The alloy that’s mixed with gold affects its colour. There are hundreds of possible mixtures, but options generally include:
- YELLOW GOLD
Pure gold mixed with a little silver and copper for a warm look.
- WHITE GOLD
Pure gold is combined with palladium and silver or with nickel, copper, and zinc. Rhodium plating improves whiteness and durability.
- GREEN GOLD
Yellowish green in appearance, this is pure gold plus silver.
- ROSE GOLD
Increasingly popular, these reddish gold options are pure gold plus copper. The more copper, the redder the metal.
Gold purity is measured in karats (not to be confused with carats, a measure of gem weight). Karats are divided into 24 parts, so 24 parts of gold — known as 24K gold — is pure. However, 24K gold is soft and easily damaged, so it’s mixed — or alloyed — with other metals to make it more durable. For example, 14K gold is 14 parts gold, 10 parts other metal.

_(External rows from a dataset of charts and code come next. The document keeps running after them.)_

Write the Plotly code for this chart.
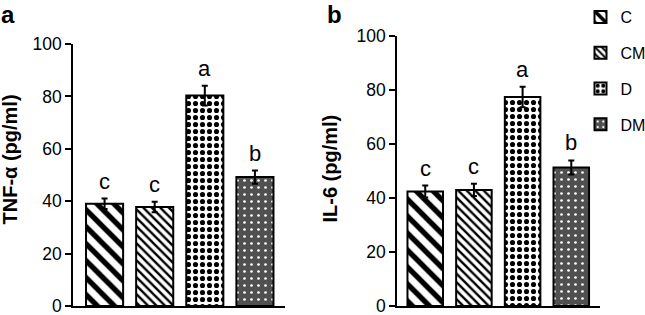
import plotly.graph_objects as go

categories = ["C", "CM", "D", "DM"]
tnf_values = [39.0, 37.8, 80.3, 49.2]
tnf_errors = [2.0, 2.0, 3.8, 2.5]
il6_values = [42.4, 43.0, 77.4, 51.3]
il6_errors = [2.2, 2.3, 3.8, 2.6]
letters_a = ["c", "c", "a", "b"]
letters_b = ["c", "c", "a", "b"]
y_ticks = [0, 20, 40, 60, 80, 100]

patterns = {
    "C": dict(shape="\\", size=12, solidity=0.45, fgcolor="black", bgcolor="white", fgopacity=1),
    "CM": dict(shape="\\", size=6, solidity=0.4, fgcolor="black", bgcolor="white", fgopacity=1),
    "D": dict(shape=".", size=7, solidity=0.42, fgcolor="black", bgcolor="white", fgopacity=1),
    "DM": dict(shape=".", size=7, solidity=0.12, fgcolor="white", bgcolor="#505050", fgopacity=1),
}

FONT = "Liberation Sans, Arial, sans-serif"
W, H = 645, 315
fig = go.Figure()

for i, cat in enumerate(categories):
    fig.add_trace(go.Bar(
        x=[cat], y=[tnf_values[i]], name=cat, legendgroup=cat, showlegend=True,
        width=0.74,
        marker=dict(color="white", line=dict(color="black", width=2), pattern=patterns[cat]),
        error_y=dict(type="data", array=[tnf_errors[i]], color="black", thickness=2, width=3),
        xaxis="x", yaxis="y",
    ))
    fig.add_trace(go.Bar(
        x=[cat], y=[il6_values[i]], name=cat, legendgroup=cat, showlegend=False,
        width=0.73,
        marker=dict(color="white", line=dict(color="black", width=2), pattern=patterns[cat]),
        error_y=dict(type="data", array=[il6_errors[i]], color="black", thickness=2, width=3),
        xaxis="x2", yaxis="y2",
    ))

annotations = []
for i, cat in enumerate(categories):
    annotations.append(dict(x=cat, y=tnf_values[i] + tnf_errors[i], xref="x", yref="y",
                            text=letters_a[i], showarrow=False, yanchor="bottom", yshift=3,
                            font=dict(size=22, color="black", family=FONT)))
    annotations.append(dict(x=cat, y=il6_values[i] + il6_errors[i], xref="x2", yref="y2",
                            text=letters_b[i], showarrow=False, yanchor="bottom", yshift=3,
                            font=dict(size=22, color="black", family=FONT)))
# panel labels
annotations.append(dict(x=-0.002, y=1.003, xref="paper", yref="paper", text="<b>a</b>",
                        showarrow=False, xanchor="left", yanchor="top",
                        font=dict(size=24, color="black", family=FONT)))
annotations.append(dict(x=325 / W, y=1.003, xref="paper", yref="paper", text="<b>b</b>",
                        showarrow=False, xanchor="left", yanchor="top",
                        font=dict(size=24, color="black", family=FONT)))
# y-axis titles
annotations.append(dict(x=9.5 / W, y=(H - 160) / H, xref="paper", yref="paper",
                        text="<b>TNF-α (pg/ml)</b>", textangle=-90, showarrow=False,
                        xanchor="center", yanchor="middle",
                        font=dict(size=20, color="black", family=FONT)))
annotations.append(dict(x=329 / W, y=(H - 168.5) / H, xref="paper", yref="paper",
                        text="<b>IL-6 (pg/ml)</b>", textangle=-90, showarrow=False,
                        xanchor="center", yanchor="middle",
                        font=dict(size=20, color="black", family=FONT)))

xcommon = dict(showline=True, linecolor="black", linewidth=1.5, showticklabels=False,
               ticks="", showgrid=False, zeroline=False, type="category")
ycommon = dict(showline=True, linecolor="black", linewidth=1.5, ticks="outside", ticklen=6,
               tickwidth=1.5, tickcolor="black", showgrid=False, zeroline=False,
               range=[0, 100], tickvals=y_ticks, ticklabeloverflow="allow",
               tickfont=dict(size=17.5, color="black", family=FONT))

fig.update_layout(
    width=W, height=H,
    margin=dict(l=0, r=0, t=0, b=0, autoexpand=False),
    paper_bgcolor="white", plot_bgcolor="white",
    barmode="overlay",
    font=dict(family=FONT, color="black"),
    xaxis=dict(domain=[73 / W, 285 / W], range=[-0.63, 3.6], anchor="y", **xcommon),
    xaxis2=dict(domain=[397 / W, 600 / W], range=[-0.58, 3.59], anchor="y2", **xcommon),
    yaxis=dict(domain=[9 / H, 271 / H], anchor="x", **ycommon),
    yaxis2=dict(domain=[9 / H, 279 / H], anchor="x2", **ycommon),
    legend=dict(x=0.90, y=1.0, xanchor="left", yanchor="top", bgcolor="rgba(0,0,0,0)",
                font=dict(size=16, color="black", family=FONT), tracegroupgap=12,
                itemwidth=30, traceorder="grouped"),
    annotations=annotations,
)

fig.write_html("out.html", config={"displayModeBar": False},
               post_script="document.body.style.margin='0px';")
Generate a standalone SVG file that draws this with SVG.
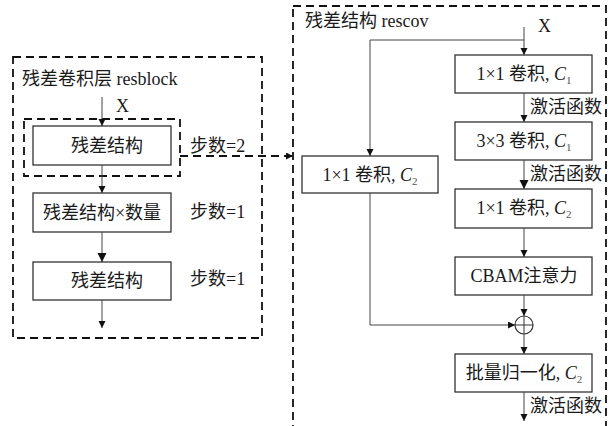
<svg xmlns="http://www.w3.org/2000/svg" width="612" height="426" viewBox="0 0 612 426">
<style>
.t{font-family:"Liberation Serif","Noto Sans CJK SC",serif;font-size:18px;fill:#1a1a1a}
.m{text-anchor:middle}
.b{fill:#fff;stroke:#333;stroke-width:1.3}
.d{fill:none;stroke:#111;stroke-width:1.8;stroke-dasharray:8,5}
.c{fill:none;stroke:#444;stroke-width:1}
.s{font-size:11px;fill:#555}
</style>
<defs>
<marker id="a" markerUnits="userSpaceOnUse" markerWidth="8" markerHeight="8" refX="7" refY="3.5" orient="auto"><path d="M0,0L7,3.5L0,7z" fill="#111"/></marker>
<marker id="A" markerUnits="userSpaceOnUse" markerWidth="10" markerHeight="10" refX="9" refY="4.5" orient="auto"><path d="M0,0L9,4.5L0,9z" fill="#111"/></marker>
</defs>
<g id="resblock">
<rect class="d" x="13" y="57" width="249" height="281"/>
<text class="t" x="22" y="85">残差卷积层 resblock</text>
<text class="t" x="116" y="112">X</text>
<rect class="d" x="24" y="119" width="156" height="57"/>
</g>
<g id="box1"><rect class="b" x="33" y="126" width="138" height="39"/><text class="t m" x="107" y="152">残差结构</text></g>
<g id="step2"><text class="t" x="190" y="152">步数=2</text></g>
<g id="box2"><rect class="b" x="33" y="193" width="138" height="39"/><text class="t m" x="102" y="219">残差结构×数量</text></g>
<g id="step1a"><text class="t" x="190" y="218">步数=1</text></g>
<g id="box3"><rect class="b" x="33" y="262" width="138" height="38"/><text class="t m" x="107" y="287">残差结构</text></g>
<g id="step1b"><text class="t" x="190" y="285">步数=1</text></g>
<g id="rescov">
<rect class="d" x="293" y="6" width="313" height="440"/>
<text class="t" x="305" y="27">残差结构 rescov</text>
<text class="t" x="538" y="32">X</text>
</g>
<g id="r1"><rect class="b" x="455" y="55" width="137" height="38"/><text class="t m" x="524" y="80">1×1 卷积, <tspan font-style="italic">C</tspan><tspan class="s" dy="4">1</tspan></text></g>
<g id="r2"><rect class="b" x="455" y="122" width="137" height="38"/><text class="t m" x="524" y="147">3×3 卷积, <tspan font-style="italic">C</tspan><tspan class="s" dy="4">1</tspan></text></g>
<g id="l1"><rect class="b" x="302" y="156" width="136" height="37"/><text class="t m" x="370" y="181">1×1 卷积, <tspan font-style="italic">C</tspan><tspan class="s" dy="4">2</tspan></text></g>
<g id="r3"><rect class="b" x="455" y="189" width="137" height="39"/><text class="t m" x="524" y="214">1×1 卷积, <tspan font-style="italic">C</tspan><tspan class="s" dy="4">2</tspan></text></g>
<g id="cbam"><rect class="b" x="455" y="257" width="137" height="38"/><text class="t m" x="524" y="282">CBAM注意力</text></g>
<g id="add"><circle cx="524" cy="325" r="9" fill="#fff" stroke="#333" stroke-width="1.2"/><path d="M515,325H533M524,316V334" stroke="#333" stroke-width="1"/></g>
<g id="bn"><rect class="b" x="455" y="354" width="137" height="38"/><text class="t m" x="524" y="379">批量归一化, <tspan font-style="italic">C</tspan><tspan class="s" dy="4">2</tspan></text></g>
<g id="labels">
<text class="t" x="530" y="113">激活函数</text>
<text class="t" x="530" y="180">激活函数</text>
<text class="t" x="530" y="412">激活函数</text>
</g>
<g id="connectors">
<path class="c" d="M102,97V126" marker-end="url(#a)"/>
<path class="c" d="M102,165V193" marker-end="url(#a)"/>
<path class="c" d="M102,232V262" marker-end="url(#A)"/>
<path class="c" d="M102,300V328" marker-end="url(#a)"/>
<path class="d" d="M180,156H293" stroke-dasharray="6,4" marker-end="url(#a)"/>
<path class="c" d="M524,27V55" marker-end="url(#a)"/>
<path class="c" d="M524,40H370V156" marker-end="url(#a)"/>
<path class="c" d="M524,93V122" marker-end="url(#a)"/>
<path class="c" d="M524,160V189" marker-end="url(#A)"/>
<path class="c" d="M524,228V257" marker-end="url(#a)"/>
<path class="c" d="M524,295V316" marker-end="url(#a)"/>
<path class="c" d="M370,193V325H515" marker-end="url(#a)"/>
<path class="c" d="M524,334V354" marker-end="url(#a)"/>
<path class="c" d="M524,392V421" marker-end="url(#a)"/>
</g>
</svg>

- Relatively durable when alloyed (<18k purity)
- Classic metal choice for sentimental jewellery
- Holds its value
- Easily resized
- Can be restyled or modified
- Higher the purity, the softer the ring
- Can become out of shape
- High thermal and electro conductivity
- Will tarnish over time
- Can become scratched with normal wear and tear
- More expensive than many modern alternatives
- Not suitable for sensitive skin
- Can not be exposed to high acid chemicals such as bleach, ammonia etc.
Platinum has a soft white hue. It’s 30 times more rare than gold (which means it’s more expensive) and 40% heavier than 14K gold — and it doesn’t tarnish or oxidize. Because of its hardness, the details of intricately engraved or embellished rings often look sharper and more precise when done in platinum.
- Very durable and long-lasting
- Considered a prestigious precious metal of luxury
- Holds its value
- Easily resized
- Hard wearing
- Doesn’t lose its shine or vigour
- Can easily be re-polished to retain original look
- Very expensive
- Did we mention that it was expensive?